Three weeks into the term. The evening Human Resources Management class, the one that was having trouble last week, got on track and started steaming ahead, all systems go. The young man who had the agenda, who just couldn't make room for anyone else's vision, finally came to his senses, after a weekend to ponder his plight. He opened the team meeting with a sweet and heartfelt apology, which worked wonders, and that was that.
The daytime class, on the other hand, hit a wall today. It was painful to watch. Teresa, who had been absent last Thursday, was back, and true to form went head-to-head with the young slender blonde (I forget what I named her in a previous post... Lisa? Leisl? Lulu? I can't remember. Let's call her Lulu today, that name seems to fit.) Lulu is just young and stubborn enough to not know when to back down. In other words, she hasn't learned yet how to pick her battles. So when Teresa smacked her down with some verbal abuse disguised as teasing, Lulu rose to the bait and blurted out what could have been the undoing of the team.
“We got along fine without you last week!” she declared hotly.
Teresa didn't hesitate one moment. “I can leave if you want,” she said. But she didn't get up.
Lulu backed down. “I didn't mean it like that.”
For a moment the team teetered on the brink of disintegration. When Teresa didn't leave, Dina or whatever her name is—the older gal who is the only one with a lick of sense in my opinion—cautiously shifted the topic to the project. Steve, the only man on the team, remained stoically silent throughout the altercation. Pretty soon all four adjourned to the computer lab to work on their proposal. I stayed behind, which I usually don't do; I was very tired and not interested in watching the group fight off a meltdown.
After class, after the others had left, Dina said to me, “Well, that was intense.” That, I recognized, was her careful request to be heard. I listened, giving my best imitation of someone who cares, while she described trying to get Steve and Lulu to help her write the proposal for their project. “Lulu kept checking her phone, and Steve spent the whole time looking up Keurig coffeemakers!” She resented having to be the mean mom to the two members of the team that seemed to be willing to participate. Teresa was off typing something else, although she spent a fair amount of time in the hall trying to make an appointment with a doctor at OHSU. I couldn't help but overhear. I'm sure everyone heard. Not our business that she is married! Who would have imagined it: Pondering Teresa as a blushing bride makes me stop and wonder if there is any sense in the universe. Maybe I'm just not getting the joke.
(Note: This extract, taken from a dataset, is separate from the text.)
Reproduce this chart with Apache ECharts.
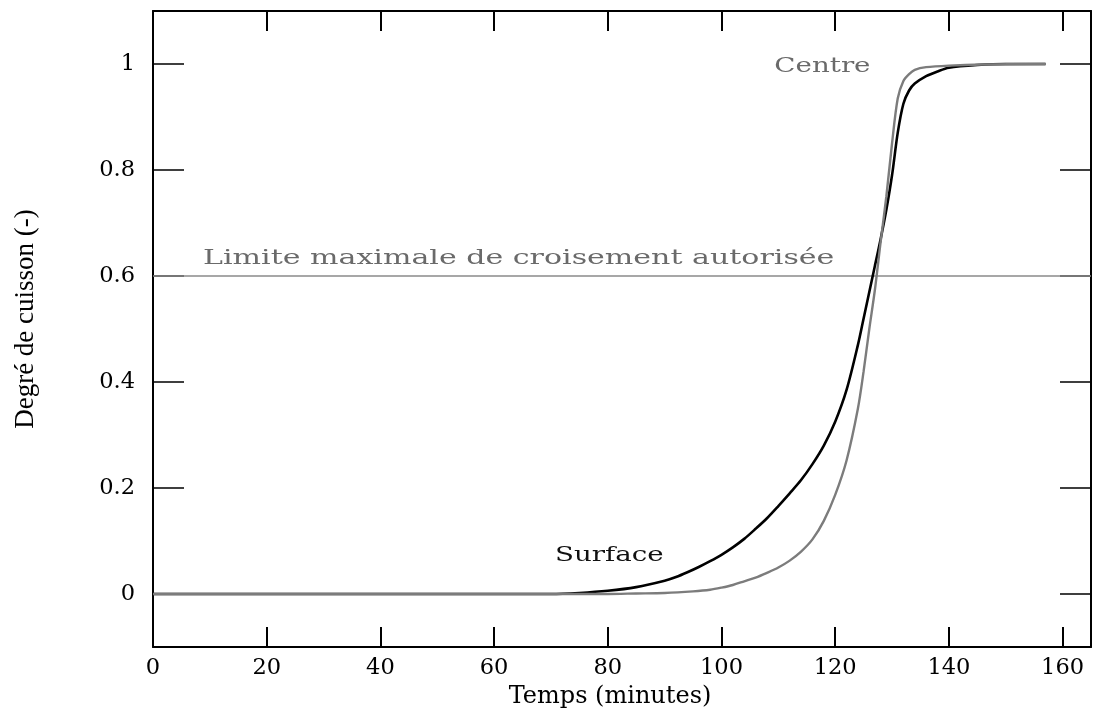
<!DOCTYPE html>
<html>
<head>
<meta charset="utf-8">
<script src="https://cdn.jsdelivr.net/npm/echarts@6/dist/echarts.min.js"></script>
<style>
html,body{margin:0;padding:0;background:#fff;}
#chart{width:1095px;height:711px;}
</style>
</head>
<body>
<div id="chart"></div>
<script>
// ---- Data ----
const timeSurface = [0, 70, 75, 80, 85, 90, 92, 94, 96, 98, 100, 102, 104, 106, 108, 110, 112, 114, 116, 118, 120, 122, 124, 125, 126, 127, 128, 129, 130, 131, 132, 133, 134, 136, 138, 140, 145, 150, 157];
const surface     = [0, 0, 0.002, 0.006, 0.013, 0.025, 0.032, 0.041, 0.051, 0.062, 0.074, 0.088, 0.104, 0.123, 0.143, 0.166, 0.19, 0.215, 0.245, 0.28, 0.325, 0.385, 0.47, 0.52, 0.57, 0.62, 0.67, 0.725, 0.79, 0.87, 0.925, 0.95, 0.963, 0.977, 0.986, 0.993, 0.998, 1.0, 1.0];

const timeCentre = [0, 80, 85, 90, 95, 98, 100, 102, 104, 106, 108, 110, 112, 114, 116, 118, 120, 122, 124, 125, 126, 127, 128, 129, 130, 131, 132, 133, 134, 136, 140, 146, 157];
const centre     = [0, 0, 0.001, 0.002, 0.005, 0.008, 0.012, 0.017, 0.024, 0.031, 0.04, 0.05, 0.063, 0.08, 0.103, 0.138, 0.187, 0.252, 0.35, 0.42, 0.5, 0.575, 0.665, 0.75, 0.85, 0.935, 0.968, 0.981, 0.989, 0.994, 0.997, 0.999, 1.0];

const limitX = [0, 165];
const limitY = [0.6, 0.6];

const yTickValues = [0, 0.2, 0.4, 0.6, 0.8, 1];
const xTickLabels = ['0', '20', '40', '60', '80', '100', '120', '140', '160'];

const xTitle = 'Temps (minutes)';
const yTitle = 'Degré de cuisson (-)';
const labelLimit = 'Limite maximale de croisement autorisée';
const labelCentre = 'Centre';
const labelSurface = 'Surface';

// annotation anchors in data coordinates [x, y]
const anchorLimit = [8.8, 0.633];
const anchorCentre = [109.3, 0.995];
const anchorSurface = [70.7, 0.071];

// ---- Build ----
const zip = (xs, ys) => xs.map((x, i) => [x, ys[i]]);

const chart = echarts.init(document.getElementById('chart'), null, {renderer: 'canvas'});

const serif = '"DejaVu Serif", serif';
const tickFont = {fontFamily: serif, fontSize: 22.5, color: '#000'};

const xCommon = {
  type: 'value', min: 0, max: 165, interval: 20,
  axisLine: {show: true, onZero: false, lineStyle: {color: '#000', width: 2}},
  axisTick: {show: true, inside: true, length: 20, lineStyle: {color: '#000', width: 2}},
  splitLine: {show: false}
};
const yCommon = {
  type: 'value', min: -0.1, max: 1.1,
  axisLine: {show: true, onZero: false, lineStyle: {color: '#000', width: 2}},
  axisTick: {show: true, inside: true, length: 31, customValues: yTickValues, lineStyle: {color: '#000', width: 1.5}},
  splitLine: {show: false}
};

const option = {
  backgroundColor: '#fff',
  animation: false,
  grid: {left: 153, right: 4, top: 11, bottom: 64, containLabel: false, outerBoundsMode: 'none'},
  xAxis: [
    Object.assign({}, xCommon, {
      position: 'bottom',
      name: xTitle, nameLocation: 'middle', nameGap: 30,
      nameTextStyle: {fontFamily: serif, fontSize: 24, color: '#000', padding: [0, 24, 0, 0]},
      axisLabel: Object.assign({show: true, margin: 10, formatter: (v) => xTickLabels[Math.round(v / 20)] ?? ''}, tickFont)
    }),
    Object.assign({}, xCommon, {position: 'top', axisLabel: {show: false}})
  ],
  yAxis: [
    Object.assign({}, yCommon, {
      position: 'left',
      name: yTitle, nameLocation: 'middle', nameGap: 114,
      nameTextStyle: {fontFamily: '"Liberation Serif", serif', fontSize: 27, color: '#000', padding: [0, 0, 0, 20]},
      axisLabel: Object.assign({show: true, margin: 18, customValues: yTickValues,
        formatter: (v) => String(Math.round(v * 10) / 10)}, tickFont)
    }),
    Object.assign({}, yCommon, {position: 'right', axisLabel: {show: false}})
  ],
  series: [
    {
      name: 'Limite', type: 'line', data: zip(limitX, limitY), symbol: 'none',
      lineStyle: {color: '#8a8a8a', width: 1.6}, silent: true, z: 3
    },
    {
      name: 'Surface', type: 'line', data: zip(timeSurface, surface), symbol: 'none',
      smooth: 0.3,
      lineStyle: {color: '#000', width: 2.6}, z: 4
    },
    {
      name: 'Centre', type: 'line', data: zip(timeCentre, centre), symbol: 'none',
      smooth: 0.3,
      lineStyle: {color: '#7c7c7c', width: 2.4}, z: 5
    }
  ]
};
chart.setOption(option);

function annotation(text, anchor, color, sx) {
  const p = chart.convertToPixel({xAxisIndex: 0, yAxisIndex: 0}, anchor);
  return {
    type: 'text', x: p[0], y: p[1], scaleX: sx, z: 10,
    style: {text: text, fontFamily: serif, fontSize: 19.5, fill: color, align: 'left', verticalAlign: 'middle'}
  };
}
chart.setOption({
  graphic: [
    annotation(labelLimit, anchorLimit, '#6a6a6a', 1.54),
    annotation(labelCentre, anchorCentre, '#6a6a6a', 1.42),
    annotation(labelSurface, anchorSurface, '#111', 1.42)
  ]
});
</script>
</body>
</html>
This evening. I went online to simplyhired.com and found a job worth applying for. I started gathering my materials. I hate jobhunting. I always feel so inadequate. But nothing ventured, etc., so I went through the motions, skilled at bla bla, adept at yada yada, willing to hardy har har. As I was getting ready to upload, I realized I had given them the outline they requested, but for their duties, not for their list of requirements. Oops. Good thing I saw that before I sent it. Attention to detail... right. It's late, what can I say. I'm tired, I'm bored, I just want it all to be over.
But tomorrow I get to get up and do it all again. Am I complaining about being alive, when we all know what the alternative is? No, I'm laughing, really.